Published on The Smirking Chimp (
http://smirkingchimp.com)
By Brent Budowsky
Created Mar 21 2009 - 11:11am
Let's ban political contributions to any candidate, of any party, for any office by any company that receives bailout money, until the money is paid back in full. Taxpayer money should not be used to pay for political donations designed to influence how the taxpayer money is spent. It is ridiculous for political leaders to take political campaign donations with one hand while they hand out taxpayer dollars to the donors with the other.
And let's bring back Eliot Spitzer to a position in the government involving reform of our financial system. Sure, Spitzer made a whopper of a mistake. But on the great issue of today and tomorrow, fixing the problems of our financial system, the world should have listened to Eliot Spitzer. He was brilliant, he was visionary, he was ahead of his time, and he was damned right.

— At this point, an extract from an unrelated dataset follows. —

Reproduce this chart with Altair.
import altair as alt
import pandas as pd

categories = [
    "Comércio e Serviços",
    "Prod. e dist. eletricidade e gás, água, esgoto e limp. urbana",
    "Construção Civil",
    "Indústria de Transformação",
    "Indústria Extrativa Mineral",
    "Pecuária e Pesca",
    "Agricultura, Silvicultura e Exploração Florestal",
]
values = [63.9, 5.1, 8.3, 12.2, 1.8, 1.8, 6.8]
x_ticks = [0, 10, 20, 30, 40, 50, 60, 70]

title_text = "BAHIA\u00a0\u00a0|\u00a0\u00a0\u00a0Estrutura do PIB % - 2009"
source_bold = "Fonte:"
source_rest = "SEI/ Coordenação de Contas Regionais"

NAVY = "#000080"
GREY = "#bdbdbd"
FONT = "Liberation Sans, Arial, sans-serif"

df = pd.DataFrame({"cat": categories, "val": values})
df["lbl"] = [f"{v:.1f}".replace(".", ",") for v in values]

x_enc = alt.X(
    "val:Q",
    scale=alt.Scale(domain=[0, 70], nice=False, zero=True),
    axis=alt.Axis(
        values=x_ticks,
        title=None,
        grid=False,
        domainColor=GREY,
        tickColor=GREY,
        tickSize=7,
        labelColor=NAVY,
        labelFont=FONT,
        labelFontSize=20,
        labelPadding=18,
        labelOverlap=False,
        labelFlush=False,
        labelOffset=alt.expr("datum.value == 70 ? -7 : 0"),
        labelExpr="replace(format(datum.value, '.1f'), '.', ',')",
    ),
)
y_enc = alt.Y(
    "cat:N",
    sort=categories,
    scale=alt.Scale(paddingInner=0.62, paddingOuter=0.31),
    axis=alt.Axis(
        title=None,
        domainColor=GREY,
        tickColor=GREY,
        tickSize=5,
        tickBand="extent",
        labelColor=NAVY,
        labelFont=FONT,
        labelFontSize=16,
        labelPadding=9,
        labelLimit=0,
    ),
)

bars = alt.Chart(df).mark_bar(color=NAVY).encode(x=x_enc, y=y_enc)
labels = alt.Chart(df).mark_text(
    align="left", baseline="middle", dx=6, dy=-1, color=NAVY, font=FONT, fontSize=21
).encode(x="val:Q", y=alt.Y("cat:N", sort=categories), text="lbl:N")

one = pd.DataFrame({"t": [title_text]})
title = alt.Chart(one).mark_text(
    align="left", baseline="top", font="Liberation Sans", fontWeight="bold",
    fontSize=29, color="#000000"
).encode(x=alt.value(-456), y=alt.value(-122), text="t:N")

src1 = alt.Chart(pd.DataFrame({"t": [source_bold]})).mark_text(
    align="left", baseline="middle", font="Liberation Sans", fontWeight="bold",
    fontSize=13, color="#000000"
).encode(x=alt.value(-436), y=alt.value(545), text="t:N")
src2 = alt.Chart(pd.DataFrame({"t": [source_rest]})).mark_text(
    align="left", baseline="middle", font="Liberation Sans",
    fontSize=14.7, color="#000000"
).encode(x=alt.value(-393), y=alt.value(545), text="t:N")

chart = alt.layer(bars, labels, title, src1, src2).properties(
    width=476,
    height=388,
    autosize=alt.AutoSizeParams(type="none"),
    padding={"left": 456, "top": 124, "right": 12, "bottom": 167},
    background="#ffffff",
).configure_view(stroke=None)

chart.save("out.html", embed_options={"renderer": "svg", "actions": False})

These are issues I will deal with in an upcoming column in the paper. For now, enough of these lame pseudo-reforms that keep good people out of government but do virtually nothing to reform the system -- and, in some cases, make the system worse.

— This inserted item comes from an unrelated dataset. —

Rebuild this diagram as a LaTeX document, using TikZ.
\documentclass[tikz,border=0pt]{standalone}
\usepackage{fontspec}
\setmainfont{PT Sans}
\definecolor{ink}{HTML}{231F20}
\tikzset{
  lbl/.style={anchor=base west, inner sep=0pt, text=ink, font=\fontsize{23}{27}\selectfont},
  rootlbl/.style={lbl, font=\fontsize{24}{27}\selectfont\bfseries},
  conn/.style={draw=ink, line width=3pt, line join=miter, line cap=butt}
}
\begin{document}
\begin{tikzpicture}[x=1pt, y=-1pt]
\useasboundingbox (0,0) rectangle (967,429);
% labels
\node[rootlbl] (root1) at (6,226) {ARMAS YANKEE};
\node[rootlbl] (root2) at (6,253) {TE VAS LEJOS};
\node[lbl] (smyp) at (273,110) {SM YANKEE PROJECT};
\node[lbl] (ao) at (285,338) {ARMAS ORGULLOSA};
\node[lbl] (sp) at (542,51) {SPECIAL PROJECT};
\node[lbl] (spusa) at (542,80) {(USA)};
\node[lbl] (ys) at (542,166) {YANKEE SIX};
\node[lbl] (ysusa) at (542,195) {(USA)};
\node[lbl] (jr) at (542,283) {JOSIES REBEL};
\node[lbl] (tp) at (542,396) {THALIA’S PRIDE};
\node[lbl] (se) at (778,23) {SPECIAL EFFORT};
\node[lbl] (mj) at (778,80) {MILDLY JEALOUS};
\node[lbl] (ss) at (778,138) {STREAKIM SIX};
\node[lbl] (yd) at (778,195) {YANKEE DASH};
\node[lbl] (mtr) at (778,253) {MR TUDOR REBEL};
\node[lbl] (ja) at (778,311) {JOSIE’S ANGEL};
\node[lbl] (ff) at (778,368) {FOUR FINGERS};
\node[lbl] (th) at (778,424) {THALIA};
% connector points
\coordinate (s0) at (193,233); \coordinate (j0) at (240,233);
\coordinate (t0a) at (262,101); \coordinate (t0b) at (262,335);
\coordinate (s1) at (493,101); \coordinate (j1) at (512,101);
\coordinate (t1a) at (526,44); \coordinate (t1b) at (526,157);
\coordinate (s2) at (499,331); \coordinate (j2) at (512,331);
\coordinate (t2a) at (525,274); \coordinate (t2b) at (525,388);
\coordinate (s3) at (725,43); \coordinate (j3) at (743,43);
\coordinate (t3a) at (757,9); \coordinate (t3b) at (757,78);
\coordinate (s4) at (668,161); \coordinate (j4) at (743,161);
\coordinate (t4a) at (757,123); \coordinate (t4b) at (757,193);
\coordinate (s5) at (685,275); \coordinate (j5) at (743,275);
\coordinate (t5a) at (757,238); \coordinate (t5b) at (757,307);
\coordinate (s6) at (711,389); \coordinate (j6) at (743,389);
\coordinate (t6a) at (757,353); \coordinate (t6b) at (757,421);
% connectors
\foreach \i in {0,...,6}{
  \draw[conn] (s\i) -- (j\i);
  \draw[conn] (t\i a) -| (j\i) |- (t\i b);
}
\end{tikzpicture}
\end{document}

Want a reform that will have immediate impact? Ban political contributions from companies that receive bailout money until the money is paid back. I suspect the Supreme Court will find this a constitutional limit on how federal aid is spent. But just in case, here is Plan B: Elected officials can state today that with or without a new law, they will not accept campaign money from bailed-out firms.
The very idea that taxpayer money would be so abused -- i.e., by using it to influence the terms of distribution of taxpayer money -- is absurd.

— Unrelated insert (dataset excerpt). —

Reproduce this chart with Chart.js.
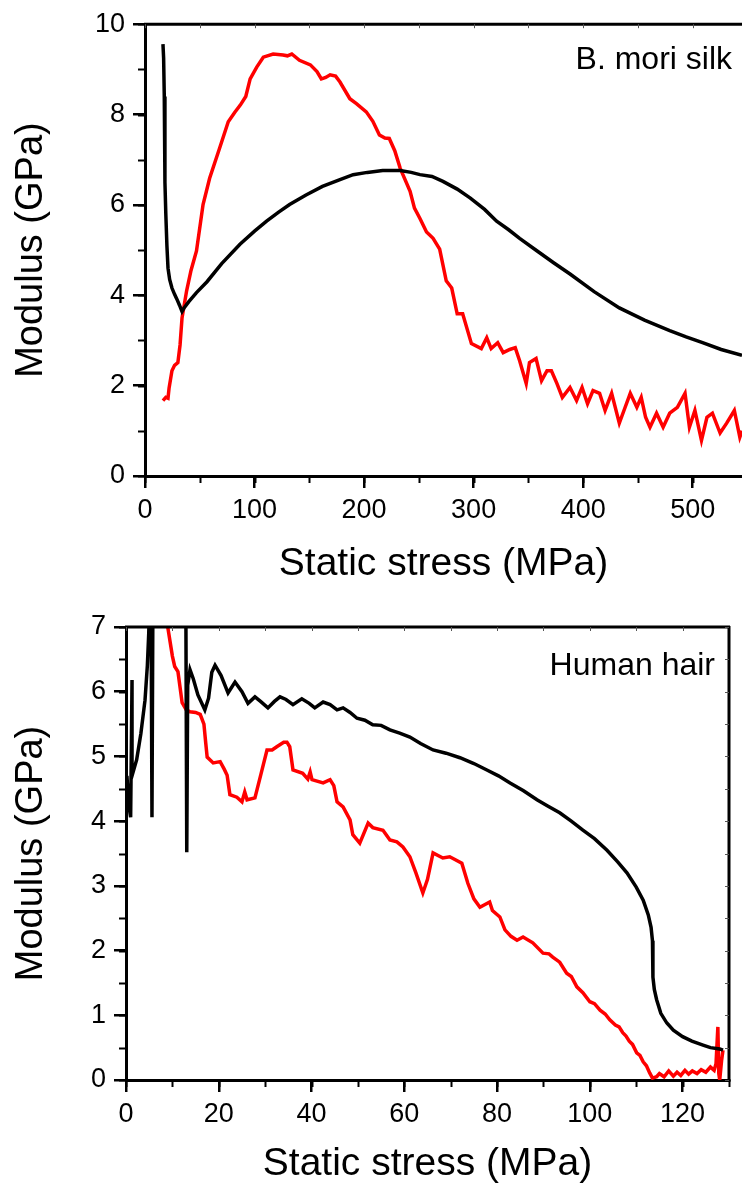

The very idea that last year, as it was first being bailed out, AIG was dishing out the dough, while negotiations for the bailout were under way, to Obama, to McCain and to leading members of both parties in Congress, is totally ridiculous.
Let me emphasize that if this ban goes into effect, every company should have every right to lobby every day. The problem is not the lobbying. Lobbying with information and perspective is valuable, including from Wall Street and banks. The problem is the money, the buying and selling of influence and (let's be honest) the buying and selling of votes. Let's break the money link. Let's enact the one reform that really matters.